# Multiple Linear Regression in Statsmodels - Lab

## Introduction
In this lab, you'll practice fitting a multiple linear regression model on the Ames Housing dataset!

## Objectives
You will be able to:
* Determine if it is necessary to perform normalization/standardization for a specific model or set of data
* Use standardization/normalization on features of a dataset
* Identify if it is necessary to perform log transformations on a set of features
* Perform log transformations on different features of a dataset
* Use statsmodels to fit a multiple linear regression model
* Evaluate a linear regression model by using statistical performance metrics pertaining to overall model and specific parameters


## The Ames Housing Data

Using the specified continuous and categorical features, preprocess your data to prepare for modeling:
* Split off and one hot encode the categorical features of interest
* Log and scale the selected continuous features

In [None]:
import pandas as pd
import numpy as np

ames = pd.read_csv('ames.csv')

continuous = ['LotArea', '1stFlrSF', 'GrLivArea', 'SalePrice']
categoricals = ['BldgType', 'KitchenQual', 'SaleType', 'MSZoning', 'Street', 'Neighborhood']


In [None]:
# __SOLUTION__

import pandas as pd
import numpy as np

ames = pd.read_csv('ames.csv')

continuous = ['LotArea', '1stFlrSF', 'GrLivArea', 'SalePrice']
categoricals = ['BldgType', 'KitchenQual', 'SaleType', 'MSZoning', 'Street', 'Neighborhood']

## Continuous Features

In [None]:
# Log transform and normalize

In [None]:
# __SOLUTION__
ames_cont = ames[continuous]

# log features
log_names = [f'{column}_log' for column in ames_cont.columns]

ames_log = np.log(ames_cont)
ames_log.columns = log_names

# normalize (subract mean and divide by std)

def normalize(feature):
    return (feature - feature.mean()) / feature.std()

ames_log_norm = ames_log.apply(normalize)

## Categorical Features

In [None]:
# One hot encode categoricals

In [None]:
# __SOLUTION__
ames_ohe = pd.get_dummies(ames[categoricals], prefix=categoricals, drop_first=True)
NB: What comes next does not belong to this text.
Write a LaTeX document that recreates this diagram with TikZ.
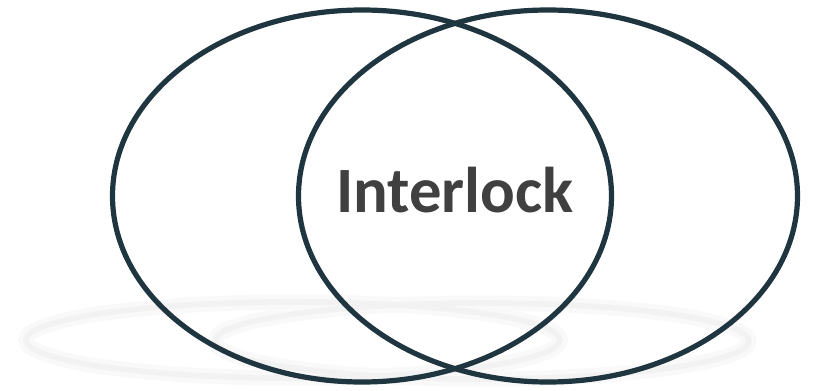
\documentclass[tikz,border=0pt]{standalone}
\usepackage{fontspec}
\setmainfont{Carlito}
\usetikzlibrary{shapes,positioning}
\definecolor{ringcol}{HTML}{1F3540}
\definecolor{textcol}{HTML}{404040}

\begin{document}
\begin{tikzpicture}[
  ring/.style={ellipse, draw=ringcol, line width=3.7pt, minimum width=12.475cm, minimum height=9.3cm, inner sep=0pt},
  glow/.style={ellipse, draw=gray!5, line width=11pt, minimum width=13.35cm, minimum height=1.9cm, inner sep=0pt},
  glowcore/.style={ellipse, draw=gray!10, line width=4pt, minimum width=13.35cm, minimum height=1.9cm, inner sep=0pt}
]
\useasboundingbox (0,0) rectangle (20.4,-9.75);

% Reflections
\node[glow] (shadowL) at (7.325,-8.5) {};
\node[glow] (shadowR) at (12.05,-8.525) {};
\node[glowcore] (shadowLc) at (7.325,-8.5) {};
\node[glowcore] (shadowRc) at (12.05,-8.525) {};

% Rings
\node[ring] (ringL) at (9.05,-4.9) {};
\node[ring] (ringR) at (13.7,-4.9) {};

% Label
\node[text=textcol, font=\fontsize{46}{54}\selectfont\bfseries] (label) at (11.375,-4.75) {Interlock};
\end{tikzpicture}
\end{document}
## Combine Categorical and Continuous Features

In [None]:
# combine features into a single dataframe called preprocessed

In [None]:
# __SOLUTION__
preprocessed = pd.concat([ames_log_norm, ames_ohe], axis=1)
preprocessed.head()

## Run a linear model with SalePrice as the target variable in statsmodels

In [None]:
# Your code here

In [None]:
# __SOLUTION__
X = preprocessed.drop('SalePrice_log', axis=1)
y = preprocessed['SalePrice_log']

In [None]:
# __SOLUTION__ 
import statsmodels.api as sm
X_int = sm.add_constant(X)
model = sm.OLS(y,X_int).fit()
model.summary()

## Run the same model in scikit-learn

In [None]:
# Your code here - Check that the coefficients and intercept are the same as those from Statsmodels

In [None]:
# __SOLUTION__ 
from sklearn.linear_model import LinearRegression
linreg = LinearRegression()
linreg.fit(X, y)

In [None]:
# __SOLUTION__ 
# coefficients
linreg.coef_

In [None]:
# __SOLUTION__ 
# intercept
linreg.intercept_

## Predict the house price given the following characteristics (before manipulation!!)

Make sure to transform your variables as needed!

- LotArea: 14977
- 1stFlrSF: 1976
- GrLivArea: 1976
- BldgType: 1Fam
- KitchenQual: Gd
- SaleType: New
- MSZoning: RL
- Street: Pave
- Neighborhood: NridgHt

## Summary
Congratulations! You pre-processed the Ames Housing data using scaling and standardization. You also fitted your first multiple linear regression model on the Ames Housing data using statsmodels and scikit-learn!